■ Instruction ■
Reproduce the listing exactly and skip over any pictures.

■ Stored data ■
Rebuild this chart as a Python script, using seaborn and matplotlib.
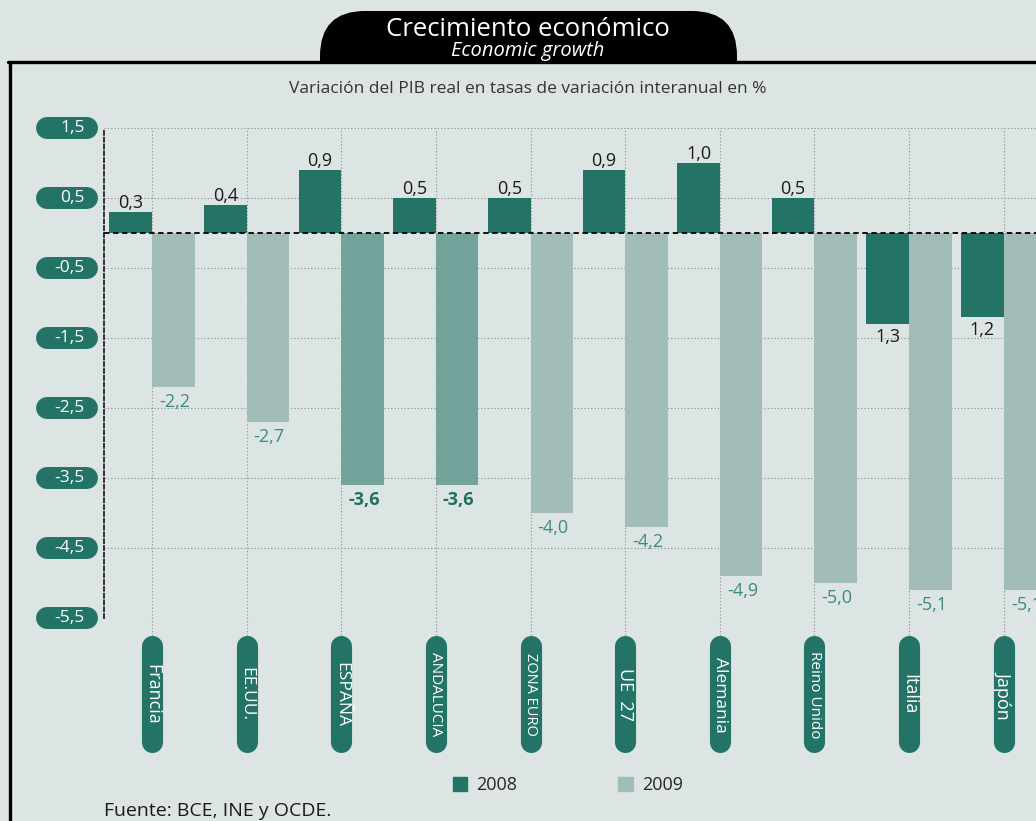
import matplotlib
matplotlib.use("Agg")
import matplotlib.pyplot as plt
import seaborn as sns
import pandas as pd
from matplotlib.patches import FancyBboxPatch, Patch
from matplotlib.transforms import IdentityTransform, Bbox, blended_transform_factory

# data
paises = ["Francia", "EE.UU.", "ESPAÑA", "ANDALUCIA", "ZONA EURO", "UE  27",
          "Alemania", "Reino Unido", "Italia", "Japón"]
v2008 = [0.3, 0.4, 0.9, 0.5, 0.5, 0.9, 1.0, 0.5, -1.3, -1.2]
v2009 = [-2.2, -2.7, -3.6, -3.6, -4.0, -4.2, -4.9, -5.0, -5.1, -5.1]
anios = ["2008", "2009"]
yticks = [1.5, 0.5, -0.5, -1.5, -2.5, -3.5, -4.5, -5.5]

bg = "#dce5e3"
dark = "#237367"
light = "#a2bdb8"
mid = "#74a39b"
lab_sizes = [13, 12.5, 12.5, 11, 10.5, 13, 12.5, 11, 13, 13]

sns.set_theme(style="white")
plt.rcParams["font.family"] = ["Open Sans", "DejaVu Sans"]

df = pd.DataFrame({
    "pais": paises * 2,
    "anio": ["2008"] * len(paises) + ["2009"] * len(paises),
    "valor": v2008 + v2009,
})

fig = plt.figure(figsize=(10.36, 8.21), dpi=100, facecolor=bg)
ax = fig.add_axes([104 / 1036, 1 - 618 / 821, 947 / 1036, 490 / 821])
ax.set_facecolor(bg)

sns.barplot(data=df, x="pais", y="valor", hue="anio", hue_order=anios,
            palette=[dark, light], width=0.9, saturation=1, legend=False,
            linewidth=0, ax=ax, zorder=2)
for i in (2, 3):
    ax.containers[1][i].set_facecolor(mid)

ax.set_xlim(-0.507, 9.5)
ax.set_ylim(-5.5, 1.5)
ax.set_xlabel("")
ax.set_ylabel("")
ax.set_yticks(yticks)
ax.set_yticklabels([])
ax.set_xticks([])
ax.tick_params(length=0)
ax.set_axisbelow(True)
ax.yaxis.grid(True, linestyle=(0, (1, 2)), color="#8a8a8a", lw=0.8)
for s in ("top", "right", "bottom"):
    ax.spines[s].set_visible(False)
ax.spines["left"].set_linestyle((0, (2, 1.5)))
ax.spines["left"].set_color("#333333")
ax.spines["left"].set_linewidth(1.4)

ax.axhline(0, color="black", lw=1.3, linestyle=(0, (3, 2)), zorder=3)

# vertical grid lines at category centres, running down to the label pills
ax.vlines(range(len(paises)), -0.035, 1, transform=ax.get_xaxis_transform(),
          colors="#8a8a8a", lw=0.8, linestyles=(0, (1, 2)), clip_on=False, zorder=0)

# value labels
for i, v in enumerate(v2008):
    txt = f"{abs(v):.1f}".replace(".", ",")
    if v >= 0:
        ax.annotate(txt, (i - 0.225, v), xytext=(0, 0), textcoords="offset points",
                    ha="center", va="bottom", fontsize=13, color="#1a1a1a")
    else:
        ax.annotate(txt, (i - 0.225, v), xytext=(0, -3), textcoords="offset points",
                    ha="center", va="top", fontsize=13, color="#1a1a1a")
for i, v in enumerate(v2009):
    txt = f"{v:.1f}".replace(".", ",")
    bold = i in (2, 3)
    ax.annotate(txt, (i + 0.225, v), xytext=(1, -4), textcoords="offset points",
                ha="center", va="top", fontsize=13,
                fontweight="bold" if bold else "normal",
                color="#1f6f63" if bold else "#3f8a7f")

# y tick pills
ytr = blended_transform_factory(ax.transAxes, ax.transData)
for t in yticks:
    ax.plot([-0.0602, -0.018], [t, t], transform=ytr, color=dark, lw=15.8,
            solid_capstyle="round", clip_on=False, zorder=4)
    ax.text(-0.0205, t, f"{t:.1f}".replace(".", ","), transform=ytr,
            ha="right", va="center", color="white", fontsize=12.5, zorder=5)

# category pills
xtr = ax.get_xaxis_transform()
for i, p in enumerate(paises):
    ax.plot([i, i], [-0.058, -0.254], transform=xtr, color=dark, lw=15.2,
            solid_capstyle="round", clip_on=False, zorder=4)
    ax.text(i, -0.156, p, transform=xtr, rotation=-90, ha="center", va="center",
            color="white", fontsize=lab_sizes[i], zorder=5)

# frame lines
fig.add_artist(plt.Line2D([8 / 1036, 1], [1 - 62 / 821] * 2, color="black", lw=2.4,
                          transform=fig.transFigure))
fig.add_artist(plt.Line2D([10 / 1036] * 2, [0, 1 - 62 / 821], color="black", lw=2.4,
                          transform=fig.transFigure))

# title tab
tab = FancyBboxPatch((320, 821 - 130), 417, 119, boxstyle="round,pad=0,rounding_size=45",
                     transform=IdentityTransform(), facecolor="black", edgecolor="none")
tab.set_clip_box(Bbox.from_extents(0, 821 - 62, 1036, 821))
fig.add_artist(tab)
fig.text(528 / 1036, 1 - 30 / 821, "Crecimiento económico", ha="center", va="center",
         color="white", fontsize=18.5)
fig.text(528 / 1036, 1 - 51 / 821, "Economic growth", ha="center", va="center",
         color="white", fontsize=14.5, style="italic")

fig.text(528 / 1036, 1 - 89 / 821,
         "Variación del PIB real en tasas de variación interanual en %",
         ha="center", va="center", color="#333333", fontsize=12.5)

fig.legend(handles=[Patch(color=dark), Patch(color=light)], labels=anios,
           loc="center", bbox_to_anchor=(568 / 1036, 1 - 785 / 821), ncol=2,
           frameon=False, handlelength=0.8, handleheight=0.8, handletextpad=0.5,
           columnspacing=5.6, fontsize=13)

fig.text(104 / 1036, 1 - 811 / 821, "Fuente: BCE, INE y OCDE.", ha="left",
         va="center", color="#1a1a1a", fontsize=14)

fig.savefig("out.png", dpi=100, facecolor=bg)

■ Right answer ■
Rebuild this chart as a Python script, using seaborn and matplotlib.
import matplotlib
matplotlib.use("Agg")
import matplotlib.pyplot as plt
import seaborn as sns
import pandas as pd
from matplotlib.patches import FancyBboxPatch, Patch
from matplotlib.transforms import IdentityTransform, Bbox, blended_transform_factory

# data
paises = ["Francia", "EE.UU.", "ESPAÑA", "ANDALUCIA", "ZONA EURO", "UE  27",
          "Alemania", "Reino Unido", "Italia", "Japón"]
v2008 = [0.3, 0.4, 0.9, 0.5, 0.5, 0.9, 1.0, 0.5, -1.3, -1.2]
v2009 = [-2.2, -2.7, -3.6, -3.6, -4.0, -4.2, -4.9, -5.0, -5.1, -5.1]
anios = ["2008", "2009"]
yticks = [1.5, 0.5, -0.5, -1.5, -2.5, -3.5, -4.5, -5.5]

bg = "#dce5e3"
dark = "#237367"
light = "#a2bdb8"
mid = "#74a39b"
lab_sizes = [13, 12.5, 12.5, 11, 10.5, 13, 12.5, 11, 13, 13]

sns.set_theme(style="white")
plt.rcParams["font.family"] = ["Open Sans", "DejaVu Sans"]

df = pd.DataFrame({
    "pais": paises * 2,
    "anio": ["2008"] * len(paises) + ["2009"] * len(paises),
    "valor": v2008 + v2009,
})

fig = plt.figure(figsize=(10.36, 8.21), dpi=100, facecolor=bg)
ax = fig.add_axes([104 / 1036, 1 - 618 / 821, 947 / 1036, 490 / 821])
ax.set_facecolor(bg)

sns.barplot(data=df, x="pais", y="valor", hue="anio", hue_order=anios,
            palette=[dark, light], width=0.9, saturation=1, legend=False,
            linewidth=0, ax=ax, zorder=2)
for i in (2, 3):
    ax.containers[1][i].set_facecolor(mid)

ax.set_xlim(-0.507, 9.5)
ax.set_ylim(-5.5, 1.5)
ax.set_xlabel("")
ax.set_ylabel("")
ax.set_yticks(yticks)
ax.set_yticklabels([])
ax.set_xticks([])
ax.tick_params(length=0)
ax.set_axisbelow(True)
ax.yaxis.grid(True, linestyle=(0, (1, 2)), color="#8a8a8a", lw=0.8)
for s in ("top", "right", "bottom"):
    ax.spines[s].set_visible(False)
ax.spines["left"].set_linestyle((0, (2, 1.5)))
ax.spines["left"].set_color("#333333")
ax.spines["left"].set_linewidth(1.4)

ax.axhline(0, color="black", lw=1.3, linestyle=(0, (3, 2)), zorder=3)

# vertical grid lines at category centres, running down to the label pills
ax.vlines(range(len(paises)), -0.035, 1, transform=ax.get_xaxis_transform(),
          colors="#8a8a8a", lw=0.8, linestyles=(0, (1, 2)), clip_on=False, zorder=0)

# value labels
for i, v in enumerate(v2008):
    txt = f"{abs(v):.1f}".replace(".", ",")
    if v >= 0:
        ax.annotate(txt, (i - 0.225, v), xytext=(0, 0), textcoords="offset points",
                    ha="center", va="bottom", fontsize=13, color="#1a1a1a")
    else:
        ax.annotate(txt, (i - 0.225, v), xytext=(0, -3), textcoords="offset points",
                    ha="center", va="top", fontsize=13, color="#1a1a1a")
for i, v in enumerate(v2009):
    txt = f"{v:.1f}".replace(".", ",")
    bold = i in (2, 3)
    ax.annotate(txt, (i + 0.225, v), xytext=(1, -4), textcoords="offset points",
                ha="center", va="top", fontsize=13,
                fontweight="bold" if bold else "normal",
                color="#1f6f63" if bold else "#3f8a7f")

# y tick pills
ytr = blended_transform_factory(ax.transAxes, ax.transData)
for t in yticks:
    ax.plot([-0.0602, -0.018], [t, t], transform=ytr, color=dark, lw=15.8,
            solid_capstyle="round", clip_on=False, zorder=4)
    ax.text(-0.0205, t, f"{t:.1f}".replace(".", ","), transform=ytr,
            ha="right", va="center", color="white", fontsize=12.5, zorder=5)

# category pills
xtr = ax.get_xaxis_transform()
for i, p in enumerate(paises):
    ax.plot([i, i], [-0.058, -0.254], transform=xtr, color=dark, lw=15.2,
            solid_capstyle="round", clip_on=False, zorder=4)
    ax.text(i, -0.156, p, transform=xtr, rotation=-90, ha="center", va="center",
            color="white", fontsize=lab_sizes[i], zorder=5)

# frame lines
fig.add_artist(plt.Line2D([8 / 1036, 1], [1 - 62 / 821] * 2, color="black", lw=2.4,
                          transform=fig.transFigure))
fig.add_artist(plt.Line2D([10 / 1036] * 2, [0, 1 - 62 / 821], color="black", lw=2.4,
                          transform=fig.transFigure))

# title tab
tab = FancyBboxPatch((320, 821 - 130), 417, 119, boxstyle="round,pad=0,rounding_size=45",
                     transform=IdentityTransform(), facecolor="black", edgecolor="none")
tab.set_clip_box(Bbox.from_extents(0, 821 - 62, 1036, 821))
fig.add_artist(tab)
fig.text(528 / 1036, 1 - 30 / 821, "Crecimiento económico", ha="center", va="center",
         color="white", fontsize=18.5)
fig.text(528 / 1036, 1 - 51 / 821, "Economic growth", ha="center", va="center",
         color="white", fontsize=14.5, style="italic")

fig.text(528 / 1036, 1 - 89 / 821,
         "Variación del PIB real en tasas de variación interanual en %",
         ha="center", va="center", color="#333333", fontsize=12.5)

fig.legend(handles=[Patch(color=dark), Patch(color=light)], labels=anios,
           loc="center", bbox_to_anchor=(568 / 1036, 1 - 785 / 821), ncol=2,
           frameon=False, handlelength=0.8, handleheight=0.8, handletextpad=0.5,
           columnspacing=5.6, fontsize=13)

fig.text(104 / 1036, 1 - 811 / 821, "Fuente: BCE, INE y OCDE.", ha="left",
         va="center", color="#1a1a1a", fontsize=14)

fig.savefig("out.png", dpi=100, facecolor=bg)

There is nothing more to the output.